NASA has picked two new low-cost missions for launch in 2017: a planet-hunting satellite and an International Space Station experiment designed to probe the nature of exotic, super-dense neutron stars.
The Transiting Exoplanet Survey Satellite (TESS) and Neutron Star Interior Composition Explorer (NICER) are the latest missions chosen under NASA's Astrophysics Explorer Program, which caps costs at $200 million for satellites and $55 million for space station experiments, officials announced Friday (April 5).
The TESS spacecraft will use an array of wide-field cameras to scan nearby stars for exoplanets, with a focus on Earth-size worlds in their stars' habitable zones ? that just-right range of distances where liquid water could exist.
"TESS will carry out the first space-borne all-sky transit survey, covering 400 times as much sky as any previous mission," principal investigator George Ricker of MIT said in a statement. "It will identify thousands of new planets in the solar neighborhood, with a special focus on planets comparable in size to the Earth."
As its full name suggests, TESS will detect alien planets by noting when they transit, or cross of the face of, their host stars from the instrument's perspective. NASA's Kepler spacecraft has used this strategy with great success, flagging more than 2,700 potential exoplanets since its March 2009 launch.
Unlike the free-flying TESS, NICER will be mounted to the space station. From this perch, it will measure the variability of cosmic X-ray sources, potentially allowing scientists to better understand neutron stars, which are the ultradense collapsed remnants of exploded stars.
NICER's principal investigator is Keith Gendreau of NASA's Goddard Space Flight Center in Greenbelt, Md.
Both missions should advance scientists' understanding of the universe, NASA officials said.

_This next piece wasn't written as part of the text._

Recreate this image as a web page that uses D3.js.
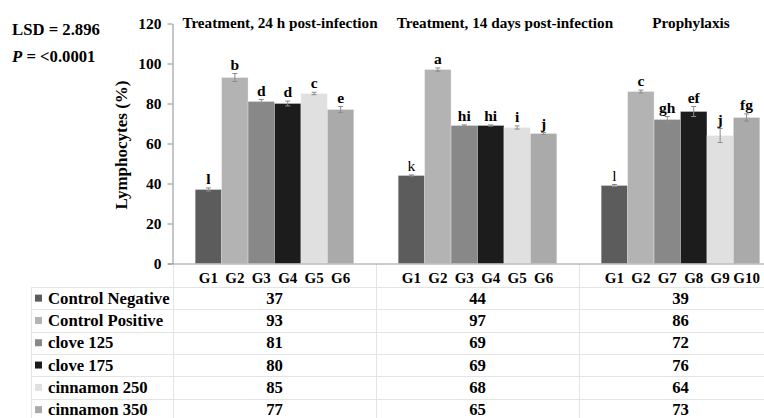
<!DOCTYPE html>
<html>
<head>
<meta charset="utf-8">
<script src="https://cdn.jsdelivr.net/npm/d3@7"></script>
<style>
  html, body { margin: 0; padding: 0; background: #fff; }
  svg { display: block; font-family: "Liberation Serif", "Times New Roman", serif; font-weight: bold; }
</style>
</head>
<body>
<svg id="chart" width="764" height="418"></svg>
<script>
// Experimental groups (one per panel) and the six treatment series
const groups = ["Treatment, 24 h post-infection", "Treatment, 14 days post-infection", "Prophylaxis"];
const series = ["Control Negative", "Control Positive", "clove 125", "clove 175", "cinnamon 250", "cinnamon 350"];
const colors = ["#5c5c5c", "#b3b3b3", "#888888", "#1c1c1c", "#e0e0e0", "#aaaaaa"];

// Lymphocytes (%) per series, one value per group
const controlNegative = [37, 44, 39];
const controlPositive = [93, 97, 86];
const clove125 = [81, 69, 72];
const clove175 = [80, 69, 76];
const cinnamon250 = [85, 68, 64];
const cinnamon350 = [77, 65, 73];
const values = [controlNegative, controlPositive, clove125, clove175, cinnamon250, cinnamon350];

// Standard errors per series, one per group
const errNeg = [0.8, 0.3, 0.5];
const errPos = [2.0, 0.8, 0.7];
const errC125 = [1.0, 0.3, 1.5];
const errC175 = [1.2, 0.3, 2.5];
const errCin250 = [0.6, 0.8, 3.5];
const errCin350 = [1.5, 0.5, 1.8];
const errors = [errNeg, errPos, errC125, errC175, errCin250, errCin350];

// Significance letters, per group in series order
const letters = [
  ["l", "b", "d", "d", "c", "e"],
  ["k", "a", "hi", "hi", "i", "j"],
  ["l", "c", "gh", "ef", "j", "fg"]
];
const boldLetter = [
  [true, true, true, true, true, true],
  [false, true, true, true, true, true],
  [false, true, true, true, true, true]
];

// Bar labels on the category axis
const barLabels = [
  ["G1", "G2", "G3", "G4", "G5", "G6"],
  ["G1", "G2", "G3", "G4", "G5", "G6"],
  ["G1", "G2", "G7", "G8", "G9", "G10"]
];
const yTicks = [0, 20, 40, 60, 80, 100, 120];
const statLines = ["LSD = 2.896", "= <0.0001"];

const svg = d3.select("#chart");

// Layout
const plotLeft = 173, plotRight = 782, yTop = 23.5, yBottom = 263.5;
const tableLeft = 31, rowH = 22.3, tableTop = 287;

const x0 = d3.scaleBand().domain(groups).range([plotLeft, plotRight]).paddingInner(0).paddingOuter(0);
const x1 = d3.scaleBand().domain(series).range([0, x0.bandwidth()]).paddingInner(0).paddingOuter(0.84);
const y = d3.scaleLinear().domain([0, 120]).range([yBottom, yTop]);

// Data table grid
const grid = svg.append("g").attr("stroke", "#e4e4e4").attr("stroke-width", 1);
d3.range(series.length + 1).forEach(i => {
  const yy = Math.round(tableTop + i * rowH) + 0.5;
  grid.append("line").attr("x1", tableLeft).attr("x2", 764).attr("y1", yy).attr("y2", yy);
});
grid.append("line").attr("x1", tableLeft + 0.5).attr("x2", tableLeft + 0.5)
  .attr("y1", tableTop).attr("y2", 418);
groups.forEach(g => {
  const xx = Math.round(x0(g)) + 0.5;
  grid.append("line").attr("x1", xx).attr("x2", xx).attr("y1", yBottom).attr("y2", 418);
});

// Bars
const barG = svg.append("g");
groups.forEach((g, gi) => {
  series.forEach((s, si) => {
    const v = values[si][gi];
    const bx = x0(g) + x1(s);
    barG.append("rect")
      .attr("x", bx).attr("y", y(v))
      .attr("width", x1.bandwidth()).attr("height", y(0) - y(v))
      .attr("fill", colors[si])
      .attr("stroke", "#ffffff").attr("stroke-opacity", 0.35).attr("stroke-width", 0.8);
  });
});

// Error bars
const errG = svg.append("g").attr("stroke", "#8c8c8c").attr("stroke-width", 1).attr("fill", "none");
groups.forEach((g, gi) => {
  series.forEach((s, si) => {
    const v = values[si][gi], e = errors[si][gi];
    const cx = x0(g) + x1(s) + x1.bandwidth() / 2;
    errG.append("line").attr("x1", cx).attr("x2", cx).attr("y1", y(v + e)).attr("y2", y(v - e));
    [v + e, v - e].forEach(t => errG.append("line")
      .attr("x1", cx - 2.5).attr("x2", cx + 2.5).attr("y1", y(t)).attr("y2", y(t)));
  });
});

// Significance letters
groups.forEach((g, gi) => {
  series.forEach((s, si) => {
    const v = values[si][gi], e = errors[si][gi];
    svg.append("text")
      .attr("x", x0(g) + x1(s) + x1.bandwidth() / 2)
      .attr("y", y(v + e) - 4)
      .attr("text-anchor", "middle")
      .attr("font-size", 15.5)
      .attr("font-weight", boldLetter[gi][si] ? "bold" : "normal")
      .text(letters[gi][si]);
  });
});

// Category axis line
svg.append("line").attr("x1", plotLeft - 5).attr("x2", plotRight)
  .attr("y1", yBottom + 0.5).attr("y2", yBottom + 0.5)
  .attr("stroke", "#9a9a9a").attr("stroke-width", 1);

// Bar labels
groups.forEach((g, gi) => {
  series.forEach((s, si) => {
    svg.append("text")
      .attr("x", x0(g) + x1(s) + x1.bandwidth() / 2)
      .attr("y", 283)
      .attr("text-anchor", "middle")
      .attr("font-size", 15)
      .text(barLabels[gi][si]);
  });
});

// Value axis
const yAxis = svg.append("g")
  .attr("transform", `translate(${plotLeft - 0.5},0)`)
  .call(d3.axisLeft(y).tickValues(yTicks).tickSize(5).tickSizeOuter(0).tickPadding(6));
yAxis.select(".domain").attr("stroke", "#8c8c8c");
yAxis.selectAll(".tick line").attr("stroke", "#8c8c8c");
yAxis.selectAll(".tick text")
  .attr("font-family", "'Liberation Serif', 'Times New Roman', serif")
  .attr("font-weight", "bold").attr("font-size", 15.5).attr("fill", "#000");

svg.append("text")
  .attr("transform", `translate(127,145) rotate(-90)`)
  .attr("text-anchor", "middle")
  .attr("font-size", 17)
  .text("Lymphocytes (%)");

// Panel titles
const titleX = [280, 505, 691];
groups.forEach((g, gi) => {
  svg.append("text")
    .attr("x", titleX[gi]).attr("y", 27.5)
    .attr("text-anchor", "middle")
    .attr("font-size", 15.2)
    .text(g);
});

// Statistics note
svg.append("text").attr("x", 12).attr("y", 34.5).attr("font-size", 16.7).text(statLines[0]);
const pLine = svg.append("text").attr("x", 12).attr("y", 61.5).attr("font-size", 16.7);
pLine.append("tspan").attr("font-style", "italic").text("P");
pLine.append("tspan").text(" " + statLines[1]);

// Data table: legend keys, series names and values
series.forEach((s, si) => {
  const cy = tableTop + si * rowH + rowH / 2;
  svg.append("rect").attr("x", 35).attr("y", cy - 3.5).attr("width", 7).attr("height", 7)
    .attr("fill", colors[si]);
  svg.append("text").attr("x", 48).attr("y", cy + 5.5).attr("font-size", 16.7).text(s);
  groups.forEach((g, gi) => {
    svg.append("text")
      .attr("x", x0(g) + x0.bandwidth() / 2)
      .attr("y", cy + 5.5)
      .attr("text-anchor", "middle")
      .attr("font-size", 16.7)
      .text(values[si][gi]);
  });
});
</script>
</body>
</html>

"With these missions we will learn about the most extreme states of matter by studying neutron stars, and we will identify many nearby star systems with rocky planets in the habitable zone for further study by telescopes such as the James Webb Space Telescope," John Grunsfeld, NASA's associate administrator for science in Washington, said in a statement. ?
NASA's Explorer program aims to provide frequent, low-cost access to space for investigations relevant to the agency's astrophysics and heliophysics programs. More than 90 missions have launched under the Explorer program since the first one, Explorer 1, blasted off in 1958 and discovered Earth's radiation belts.